++++ Information provided

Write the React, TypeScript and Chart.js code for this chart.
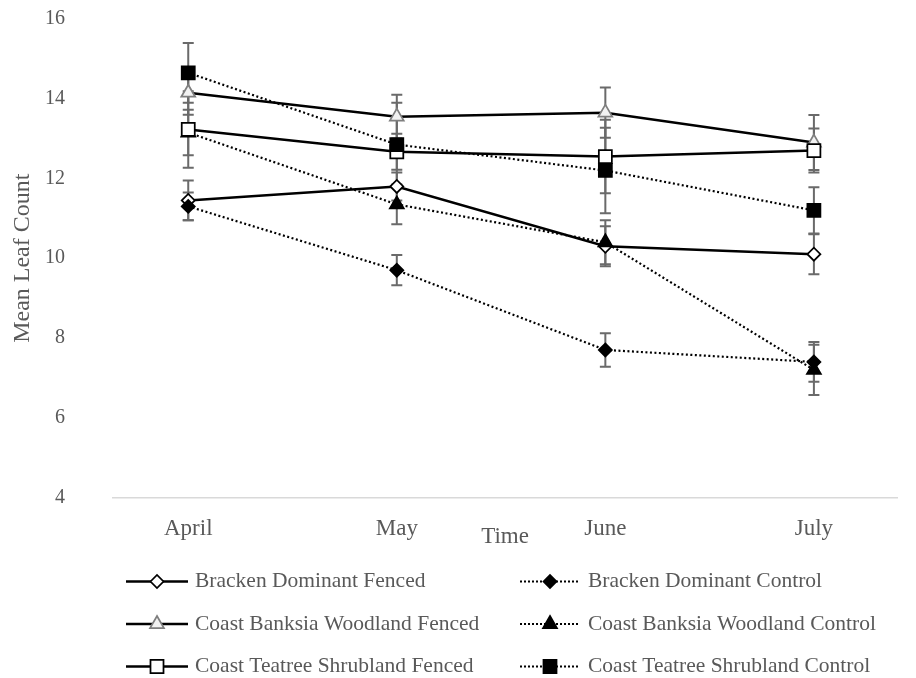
import React, { useEffect, useRef } from 'react';
import { Chart, registerables } from 'chart.js';
import { drawPoint } from 'chart.js/helpers';

Chart.register(...registerables);

// ---- data ----
const months = ['April', 'May', 'June', 'July'];
const monthIndex = [0, 1, 2, 3];
const yTickValues = [4, 6, 8, 10, 12, 14, 16];

const brackenFenced = [11.45, 11.8, 10.3, 10.1];
const brackenFencedErr = [0.5, 0.35, 0.5, 0.5];
const brackenControl = [11.3, 9.7, 7.7, 7.4];
const brackenControlErr = [0.35, 0.38, 0.42, 0.5];
const banksiaFenced = [14.15, 13.55, 13.65, 12.9];
const banksiaFencedErr = [0.55, 0.55, 0.63, 0.69];
const banksiaControl = [13.15, 11.35, 10.4, 7.2];
const banksiaControlErr = [0.57, 0.5, 0.55, 0.63];
const teatreeFenced = [13.23, 12.67, 12.55, 12.7];
const teatreeFencedErr = [0.96, 0.45, 0.92, 0.55];
const teatreeControl = [14.65, 12.85, 12.2, 11.2];
const teatreeControlErr = [0.75, 1.05, 1.07, 0.58];

const seriesNames = [
  'Bracken Dominant Fenced',
  'Bracken Dominant Control',
  'Coast Banksia Woodland Fenced',
  'Coast Banksia Woodland Control',
  'Coast Teatree Shrubland Fenced',
  'Coast Teatree Shrubland Control',
];

// ---- styles ----
const FONT = "'Liberation Serif', 'Times New Roman', serif";
const TEXT = '#595959';

type Series = {
  name: string;
  values: number[];
  errors: number[];
  dotted: boolean;
  pointStyle: string;
  radius: number;
  fill: string;
  stroke: string;
};

const series: Series[] = [
  { name: seriesNames[0], values: brackenFenced, errors: brackenFencedErr, dotted: false, pointStyle: 'rectRot', radius: 6.5, fill: '#ffffff', stroke: '#000000' },
  { name: seriesNames[1], values: brackenControl, errors: brackenControlErr, dotted: true, pointStyle: 'rectRot', radius: 6.5, fill: '#000000', stroke: '#000000' },
  { name: seriesNames[2], values: banksiaFenced, errors: banksiaFencedErr, dotted: false, pointStyle: 'triangle', radius: 8, fill: '#f2f2f2', stroke: '#7f7f7f' },
  { name: seriesNames[3], values: banksiaControl, errors: banksiaControlErr, dotted: true, pointStyle: 'triangle', radius: 8, fill: '#000000', stroke: '#000000' },
  { name: seriesNames[4], values: teatreeFenced, errors: teatreeFencedErr, dotted: false, pointStyle: 'rect', radius: 9.2, fill: '#ffffff', stroke: '#000000' },
  { name: seriesNames[5], values: teatreeControl, errors: teatreeControlErr, dotted: true, pointStyle: 'rect', radius: 9.2, fill: '#000000', stroke: '#000000' },
];

const errorBarPlugin = {
  id: 'errorBars',
  beforeDatasetsDraw(chart: any) {
    const { ctx } = chart;
    const x = chart.scales.x;
    const y = chart.scales.y;
    ctx.save();
    ctx.strokeStyle = '#6a6a6a';
    ctx.lineWidth = 2;
    series.forEach((s) => {
      s.values.forEach((v, i) => {
        const px = x.getPixelForValue(monthIndex[i]);
        const top = y.getPixelForValue(v + s.errors[i]);
        const bot = y.getPixelForValue(v - s.errors[i]);
        ctx.beginPath();
        ctx.moveTo(px, top);
        ctx.lineTo(px, bot);
        ctx.moveTo(px - 5.5, top);
        ctx.lineTo(px + 5.5, top);
        ctx.moveTo(px - 5.5, bot);
        ctx.lineTo(px + 5.5, bot);
        ctx.stroke();
      });
    });
    ctx.restore();
  },
};

const legendPlugin = {
  id: 'customLegend',
  afterDraw(chart: any) {
    const { ctx, chartArea } = chart;
    ctx.save();
    // x axis title
    ctx.fillStyle = TEXT;
    ctx.font = `23px ${FONT}`;
    ctx.textAlign = 'center';
    ctx.textBaseline = 'alphabetic';
    ctx.fillText('Time', (chartArea.left + chartArea.right) / 2, chartArea.bottom + 45.5);

    const rowYs = [chartArea.bottom + 84, chartArea.bottom + 126.5, chartArea.bottom + 169];
    const cols = [
      { x0: 118, x1: 180, mx: 149, tx: 187 },
      { x0: 512, x1: 571, mx: 542, tx: 580 },
    ];
    series.forEach((s, i) => {
      const row = Math.floor(i / 2);
      const col = cols[i % 2];
      const yy = rowYs[row];
      ctx.save();
      ctx.strokeStyle = '#000000';
      ctx.lineWidth = s.dotted ? 2 : 2.5;
      ctx.setLineDash(s.dotted ? [2, 2] : []);
      ctx.beginPath();
      ctx.moveTo(col.x0, yy);
      ctx.lineTo(col.x1, yy);
      ctx.stroke();
      ctx.restore();
      ctx.save();
      ctx.fillStyle = s.fill;
      ctx.strokeStyle = s.stroke;
      ctx.lineWidth = 1.75;
      drawPoint(ctx, { pointStyle: s.pointStyle as any, radius: s.radius, rotation: 0, borderWidth: 1.75 }, col.mx, yy);
      ctx.restore();
      ctx.fillStyle = TEXT;
      ctx.font = `21.5px ${FONT}`;
      ctx.textAlign = 'left';
      ctx.textBaseline = 'middle';
      ctx.fillText(s.name, col.tx, yy);
    });
    ctx.restore();
  },
};

export default function App() {
  const canvasRef = useRef<HTMLCanvasElement | null>(null);

  useEffect(() => {
    const prevOverflow = document.body.style.overflow;
    document.body.style.overflow = 'hidden';
    document.documentElement.style.overflow = 'hidden';
    if (!canvasRef.current) return;
    const datasets = series.map((s, idx) => ({
      label: s.name,
      data: monthIndex.map((m, i) => ({ x: m, y: s.values[i] })),
      borderColor: '#000000',
      borderWidth: s.dotted ? 2.2 : 2.5,
      borderDash: s.dotted ? [2, 2.5] : [],
      backgroundColor: s.fill,
      pointStyle: s.pointStyle,
      pointRadius: s.radius,
      pointHoverRadius: s.radius,
      pointBackgroundColor: s.fill,
      pointBorderColor: s.stroke,
      pointBorderWidth: 1.75,
      tension: 0,
      fill: false,
      order: series.length - idx,
    }));

    const chart = new Chart(canvasRef.current, {
      type: 'line',
      data: { datasets },
      options: {
        animation: false,
        responsive: false,
        events: [],
        layout: { padding: { left: 0, right: 3, top: 10, bottom: 120.5 } },
        plugins: {
          legend: { display: false },
          tooltip: { enabled: false },
          title: { display: false },
        },
        scales: {
          x: {
            type: 'linear',
            min: -0.3608,
            max: 3.3987,
            grid: { display: false, drawTicks: false },
            border: { display: true, color: '#d9d9d9', width: 1.5 },
            afterBuildTicks: (scale: any) => {
              scale.ticks = monthIndex.map((v) => ({ value: v }));
            },
            afterFit: (scale: any) => {
              scale.height = 60;
              scale.paddingLeft = 0;
              scale.paddingRight = 0;
            },
            ticks: {
              autoSkip: false,
              maxRotation: 0,
              padding: 18,
              color: TEXT,
              font: { family: FONT, size: 23 },
              callback: (v: any) => months[Number(v)] ?? '',
            },
          },
          y: {
            type: 'linear',
            min: 4,
            max: 16,
            grid: { display: false, drawTicks: false },
            border: { display: false },
            afterBuildTicks: (scale: any) => {
              scale.ticks = yTickValues.map((v) => ({ value: v }));
            },
            afterFit: (scale: any) => {
              scale.width = 105;
              scale.paddingTop = 0;
              scale.paddingBottom = 0;
            },
            ticks: {
              padding: 48,
              color: TEXT,
              font: { family: FONT, size: 20 },
            },
            title: {
              display: true,
              text: 'Mean Leaf Count',
              color: TEXT,
              font: { family: FONT, size: 24, weight: 'normal' },
              padding: { top: 0, bottom: 0 },
            },
          },
        },
      } as any,
      plugins: [errorBarPlugin, legendPlugin],
    });
    return () => {
      chart.destroy();
      document.body.style.overflow = prevOverflow;
    };
  }, []);

  return (
    <canvas
      ref={canvasRef}
      width={900}
      height={670}
      style={{ display: 'block', width: 900, height: 670 }}
    />
  );
}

++++++++

Goal: From the first line above down to the line with "const yTickValues = [4, 6, 8, 10, 12, 14, 16];", reproduce every line and no others, omitting pictures.

Worked answer:
Write the React, TypeScript and Chart.js code for this chart.
import React, { useEffect, useRef } from 'react';
import { Chart, registerables } from 'chart.js';
import { drawPoint } from 'chart.js/helpers';

Chart.register(...registerables);

// ---- data ----
const months = ['April', 'May', 'June', 'July'];
const monthIndex = [0, 1, 2, 3];
const yTickValues = [4, 6, 8, 10, 12, 14, 16];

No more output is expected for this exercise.